> [Exercise directions]: For the data below, work out how many lines contain the word "matplotlib" and supply only that number.
════════
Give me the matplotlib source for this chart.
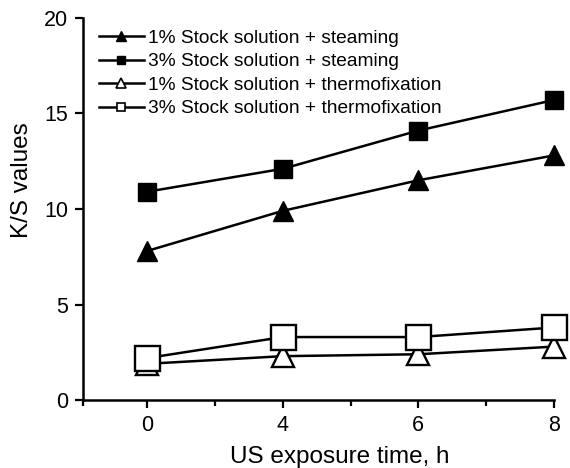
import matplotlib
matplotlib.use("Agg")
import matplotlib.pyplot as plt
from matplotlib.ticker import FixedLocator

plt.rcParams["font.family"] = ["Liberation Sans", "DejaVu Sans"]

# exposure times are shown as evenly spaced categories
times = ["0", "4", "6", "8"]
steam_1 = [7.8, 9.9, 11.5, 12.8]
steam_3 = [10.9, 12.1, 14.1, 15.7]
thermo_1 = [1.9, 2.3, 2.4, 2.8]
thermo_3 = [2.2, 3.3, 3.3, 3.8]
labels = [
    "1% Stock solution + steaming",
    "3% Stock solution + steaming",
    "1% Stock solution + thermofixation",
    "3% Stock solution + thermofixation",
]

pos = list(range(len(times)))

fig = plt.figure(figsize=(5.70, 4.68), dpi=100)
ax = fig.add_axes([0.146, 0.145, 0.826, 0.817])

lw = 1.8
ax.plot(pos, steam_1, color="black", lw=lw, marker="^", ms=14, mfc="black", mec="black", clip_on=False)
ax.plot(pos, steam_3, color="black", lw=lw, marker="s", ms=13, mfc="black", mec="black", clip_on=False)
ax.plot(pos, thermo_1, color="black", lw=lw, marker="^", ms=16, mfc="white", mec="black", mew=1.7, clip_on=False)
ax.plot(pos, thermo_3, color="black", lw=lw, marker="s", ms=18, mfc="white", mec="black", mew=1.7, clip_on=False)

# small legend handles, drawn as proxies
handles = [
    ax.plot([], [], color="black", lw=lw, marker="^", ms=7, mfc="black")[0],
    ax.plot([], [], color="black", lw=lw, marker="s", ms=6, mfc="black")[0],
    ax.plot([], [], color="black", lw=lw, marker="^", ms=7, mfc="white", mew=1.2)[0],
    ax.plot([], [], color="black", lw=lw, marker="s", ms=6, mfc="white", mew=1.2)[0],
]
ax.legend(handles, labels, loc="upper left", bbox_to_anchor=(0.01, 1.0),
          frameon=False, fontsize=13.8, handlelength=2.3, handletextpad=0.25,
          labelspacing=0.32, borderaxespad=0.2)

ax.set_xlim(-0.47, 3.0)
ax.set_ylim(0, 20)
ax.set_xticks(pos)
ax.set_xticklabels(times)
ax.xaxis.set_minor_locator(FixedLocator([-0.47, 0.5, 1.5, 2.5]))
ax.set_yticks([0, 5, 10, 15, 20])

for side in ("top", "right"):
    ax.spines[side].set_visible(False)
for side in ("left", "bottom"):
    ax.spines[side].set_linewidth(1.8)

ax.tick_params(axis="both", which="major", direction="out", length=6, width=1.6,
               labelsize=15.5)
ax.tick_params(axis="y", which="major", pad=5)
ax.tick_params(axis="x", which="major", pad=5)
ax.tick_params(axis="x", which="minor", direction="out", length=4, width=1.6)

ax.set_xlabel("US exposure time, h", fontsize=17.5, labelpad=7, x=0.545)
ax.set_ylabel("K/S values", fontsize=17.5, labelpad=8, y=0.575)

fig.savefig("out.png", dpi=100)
════════
> [The response]: 5